» The exercise: Set down the listing below verbatim, but only from its first line through the line containing "W, H = 650, 357".

» Information provided:
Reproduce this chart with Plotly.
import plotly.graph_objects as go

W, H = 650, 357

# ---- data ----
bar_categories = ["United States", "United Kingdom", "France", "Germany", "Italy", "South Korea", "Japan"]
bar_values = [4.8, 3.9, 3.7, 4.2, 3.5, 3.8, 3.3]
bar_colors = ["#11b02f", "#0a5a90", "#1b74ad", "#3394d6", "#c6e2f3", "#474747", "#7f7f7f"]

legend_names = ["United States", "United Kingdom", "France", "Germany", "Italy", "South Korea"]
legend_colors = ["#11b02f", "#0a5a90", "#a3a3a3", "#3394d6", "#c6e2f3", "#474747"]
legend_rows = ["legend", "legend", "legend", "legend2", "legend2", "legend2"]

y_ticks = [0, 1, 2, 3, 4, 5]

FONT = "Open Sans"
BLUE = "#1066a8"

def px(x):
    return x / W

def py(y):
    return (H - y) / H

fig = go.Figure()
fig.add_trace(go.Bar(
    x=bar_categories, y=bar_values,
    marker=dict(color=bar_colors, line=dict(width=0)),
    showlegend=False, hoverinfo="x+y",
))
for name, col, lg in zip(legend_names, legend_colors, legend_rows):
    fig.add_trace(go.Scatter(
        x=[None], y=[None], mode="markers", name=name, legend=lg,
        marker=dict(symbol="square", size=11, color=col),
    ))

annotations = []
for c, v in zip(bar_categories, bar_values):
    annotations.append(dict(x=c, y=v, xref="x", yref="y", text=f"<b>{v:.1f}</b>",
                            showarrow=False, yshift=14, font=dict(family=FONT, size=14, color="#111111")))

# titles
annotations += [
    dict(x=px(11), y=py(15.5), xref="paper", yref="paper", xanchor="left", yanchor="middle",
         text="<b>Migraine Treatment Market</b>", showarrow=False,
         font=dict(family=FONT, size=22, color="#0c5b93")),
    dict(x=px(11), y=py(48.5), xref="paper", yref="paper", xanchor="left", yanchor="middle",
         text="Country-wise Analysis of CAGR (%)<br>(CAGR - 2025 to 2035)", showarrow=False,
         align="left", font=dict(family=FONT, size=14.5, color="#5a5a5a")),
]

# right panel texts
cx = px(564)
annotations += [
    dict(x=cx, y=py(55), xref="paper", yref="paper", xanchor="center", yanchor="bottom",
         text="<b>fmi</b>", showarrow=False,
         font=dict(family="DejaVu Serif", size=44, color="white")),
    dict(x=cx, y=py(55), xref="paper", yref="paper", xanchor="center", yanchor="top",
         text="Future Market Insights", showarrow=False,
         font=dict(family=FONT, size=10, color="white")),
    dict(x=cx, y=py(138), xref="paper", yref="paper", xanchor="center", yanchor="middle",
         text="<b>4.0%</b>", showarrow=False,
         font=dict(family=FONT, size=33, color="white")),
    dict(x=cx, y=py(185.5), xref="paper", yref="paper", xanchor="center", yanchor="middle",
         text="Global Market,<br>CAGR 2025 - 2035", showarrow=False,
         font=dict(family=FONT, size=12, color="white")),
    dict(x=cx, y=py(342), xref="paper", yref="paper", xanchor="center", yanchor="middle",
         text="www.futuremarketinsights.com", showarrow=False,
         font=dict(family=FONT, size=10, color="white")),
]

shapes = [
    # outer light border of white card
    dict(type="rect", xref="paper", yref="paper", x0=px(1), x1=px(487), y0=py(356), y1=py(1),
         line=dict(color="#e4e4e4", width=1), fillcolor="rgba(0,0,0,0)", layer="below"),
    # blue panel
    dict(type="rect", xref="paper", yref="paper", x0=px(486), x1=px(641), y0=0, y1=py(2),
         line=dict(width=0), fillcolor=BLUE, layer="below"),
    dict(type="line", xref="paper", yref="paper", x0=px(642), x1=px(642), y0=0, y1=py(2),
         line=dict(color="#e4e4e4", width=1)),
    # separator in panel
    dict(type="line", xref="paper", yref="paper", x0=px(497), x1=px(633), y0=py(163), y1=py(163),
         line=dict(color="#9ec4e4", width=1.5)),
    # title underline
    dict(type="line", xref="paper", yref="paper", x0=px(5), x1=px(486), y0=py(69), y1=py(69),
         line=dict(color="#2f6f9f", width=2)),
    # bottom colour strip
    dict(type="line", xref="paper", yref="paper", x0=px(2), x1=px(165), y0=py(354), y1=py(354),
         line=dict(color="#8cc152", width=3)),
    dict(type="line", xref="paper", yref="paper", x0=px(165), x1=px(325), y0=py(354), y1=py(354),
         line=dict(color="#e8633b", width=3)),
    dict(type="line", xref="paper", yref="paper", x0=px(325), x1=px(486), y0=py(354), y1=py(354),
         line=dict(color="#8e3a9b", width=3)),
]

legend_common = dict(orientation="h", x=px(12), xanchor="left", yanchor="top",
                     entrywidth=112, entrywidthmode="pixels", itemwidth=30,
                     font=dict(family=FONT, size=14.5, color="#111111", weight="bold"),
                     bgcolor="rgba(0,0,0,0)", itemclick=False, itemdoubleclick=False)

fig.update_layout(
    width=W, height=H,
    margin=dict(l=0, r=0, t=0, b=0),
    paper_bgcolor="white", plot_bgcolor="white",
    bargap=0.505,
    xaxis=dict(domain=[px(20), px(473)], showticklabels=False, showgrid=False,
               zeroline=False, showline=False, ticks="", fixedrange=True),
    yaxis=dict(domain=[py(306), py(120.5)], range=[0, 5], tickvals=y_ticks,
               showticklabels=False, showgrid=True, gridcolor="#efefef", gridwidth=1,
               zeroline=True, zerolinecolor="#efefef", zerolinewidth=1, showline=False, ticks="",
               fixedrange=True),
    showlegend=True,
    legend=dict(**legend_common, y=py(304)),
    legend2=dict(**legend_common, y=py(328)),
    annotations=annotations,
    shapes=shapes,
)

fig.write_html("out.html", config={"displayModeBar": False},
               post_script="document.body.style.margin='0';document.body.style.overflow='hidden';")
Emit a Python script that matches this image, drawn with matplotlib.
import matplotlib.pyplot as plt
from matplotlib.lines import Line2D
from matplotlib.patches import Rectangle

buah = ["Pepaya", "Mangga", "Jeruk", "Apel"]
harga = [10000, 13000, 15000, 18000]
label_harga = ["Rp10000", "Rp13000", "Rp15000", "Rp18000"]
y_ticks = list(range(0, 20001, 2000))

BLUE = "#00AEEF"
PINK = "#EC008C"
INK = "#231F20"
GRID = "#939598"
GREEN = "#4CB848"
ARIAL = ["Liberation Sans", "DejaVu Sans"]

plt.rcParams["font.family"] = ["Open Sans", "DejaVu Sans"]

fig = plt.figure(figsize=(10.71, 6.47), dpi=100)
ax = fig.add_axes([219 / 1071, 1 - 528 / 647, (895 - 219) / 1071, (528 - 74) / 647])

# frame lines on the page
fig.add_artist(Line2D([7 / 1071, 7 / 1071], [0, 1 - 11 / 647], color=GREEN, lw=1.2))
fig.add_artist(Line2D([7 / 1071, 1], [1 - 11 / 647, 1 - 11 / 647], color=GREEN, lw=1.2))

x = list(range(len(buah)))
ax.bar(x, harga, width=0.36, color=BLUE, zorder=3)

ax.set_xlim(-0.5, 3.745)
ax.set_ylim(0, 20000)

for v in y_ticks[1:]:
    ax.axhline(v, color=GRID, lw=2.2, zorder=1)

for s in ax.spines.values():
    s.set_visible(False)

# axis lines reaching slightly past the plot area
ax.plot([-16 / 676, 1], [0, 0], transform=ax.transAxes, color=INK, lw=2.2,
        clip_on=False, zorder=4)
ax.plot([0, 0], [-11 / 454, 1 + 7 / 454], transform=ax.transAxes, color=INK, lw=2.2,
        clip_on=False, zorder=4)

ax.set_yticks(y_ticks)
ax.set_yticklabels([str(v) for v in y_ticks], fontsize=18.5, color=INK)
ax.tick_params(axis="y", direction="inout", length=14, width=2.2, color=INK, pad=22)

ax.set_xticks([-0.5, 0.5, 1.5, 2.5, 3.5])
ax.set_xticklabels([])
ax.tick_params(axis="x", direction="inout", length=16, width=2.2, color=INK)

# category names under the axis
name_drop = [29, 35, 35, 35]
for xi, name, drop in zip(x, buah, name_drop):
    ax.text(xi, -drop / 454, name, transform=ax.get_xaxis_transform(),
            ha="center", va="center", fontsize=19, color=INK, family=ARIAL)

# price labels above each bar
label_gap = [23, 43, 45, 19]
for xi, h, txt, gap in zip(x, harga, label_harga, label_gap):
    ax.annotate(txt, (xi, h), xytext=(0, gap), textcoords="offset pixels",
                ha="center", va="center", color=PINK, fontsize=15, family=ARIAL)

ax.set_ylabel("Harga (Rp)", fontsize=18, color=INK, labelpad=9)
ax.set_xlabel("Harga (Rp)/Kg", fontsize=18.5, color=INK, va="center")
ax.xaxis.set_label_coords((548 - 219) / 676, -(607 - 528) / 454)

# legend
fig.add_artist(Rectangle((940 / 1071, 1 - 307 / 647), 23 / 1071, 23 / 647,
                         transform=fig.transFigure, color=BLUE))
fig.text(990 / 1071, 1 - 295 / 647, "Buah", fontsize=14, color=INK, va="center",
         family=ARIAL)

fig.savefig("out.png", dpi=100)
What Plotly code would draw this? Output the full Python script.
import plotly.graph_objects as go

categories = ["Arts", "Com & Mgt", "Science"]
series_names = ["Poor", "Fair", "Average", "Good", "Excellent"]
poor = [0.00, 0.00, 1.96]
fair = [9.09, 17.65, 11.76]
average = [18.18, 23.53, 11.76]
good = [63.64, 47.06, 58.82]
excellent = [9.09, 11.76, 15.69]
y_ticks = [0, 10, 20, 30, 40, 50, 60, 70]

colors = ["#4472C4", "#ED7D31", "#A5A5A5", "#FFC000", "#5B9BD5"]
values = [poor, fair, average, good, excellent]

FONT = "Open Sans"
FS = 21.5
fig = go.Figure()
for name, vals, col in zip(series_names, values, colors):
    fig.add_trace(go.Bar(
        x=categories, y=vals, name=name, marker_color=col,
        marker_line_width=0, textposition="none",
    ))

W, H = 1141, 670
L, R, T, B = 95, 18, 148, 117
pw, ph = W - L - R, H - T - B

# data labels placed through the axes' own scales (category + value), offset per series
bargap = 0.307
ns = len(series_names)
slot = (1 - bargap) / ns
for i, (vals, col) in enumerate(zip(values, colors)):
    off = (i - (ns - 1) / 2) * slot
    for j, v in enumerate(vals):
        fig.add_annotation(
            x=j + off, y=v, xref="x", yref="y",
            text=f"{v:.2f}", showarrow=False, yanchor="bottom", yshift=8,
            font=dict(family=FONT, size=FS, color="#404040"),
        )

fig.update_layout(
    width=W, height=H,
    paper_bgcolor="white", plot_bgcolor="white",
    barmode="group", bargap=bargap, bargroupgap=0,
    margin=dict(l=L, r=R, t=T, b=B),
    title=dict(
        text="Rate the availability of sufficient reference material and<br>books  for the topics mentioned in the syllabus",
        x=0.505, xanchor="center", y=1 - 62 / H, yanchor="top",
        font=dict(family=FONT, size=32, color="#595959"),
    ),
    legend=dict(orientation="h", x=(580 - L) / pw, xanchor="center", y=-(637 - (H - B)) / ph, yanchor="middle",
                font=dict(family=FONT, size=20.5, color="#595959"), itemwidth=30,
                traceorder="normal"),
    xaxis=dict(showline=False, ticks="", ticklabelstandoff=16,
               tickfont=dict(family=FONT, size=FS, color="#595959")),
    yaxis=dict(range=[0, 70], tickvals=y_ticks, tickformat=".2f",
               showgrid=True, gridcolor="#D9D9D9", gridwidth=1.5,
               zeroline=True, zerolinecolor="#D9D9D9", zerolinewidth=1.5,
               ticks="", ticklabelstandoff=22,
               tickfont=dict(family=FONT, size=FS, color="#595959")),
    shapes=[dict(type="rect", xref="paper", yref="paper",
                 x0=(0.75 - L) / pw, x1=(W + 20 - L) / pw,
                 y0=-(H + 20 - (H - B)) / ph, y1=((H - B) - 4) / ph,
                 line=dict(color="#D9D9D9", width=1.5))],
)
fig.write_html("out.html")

» Written response:
Reproduce this chart with Plotly.
import plotly.graph_objects as go

W, H = 650, 357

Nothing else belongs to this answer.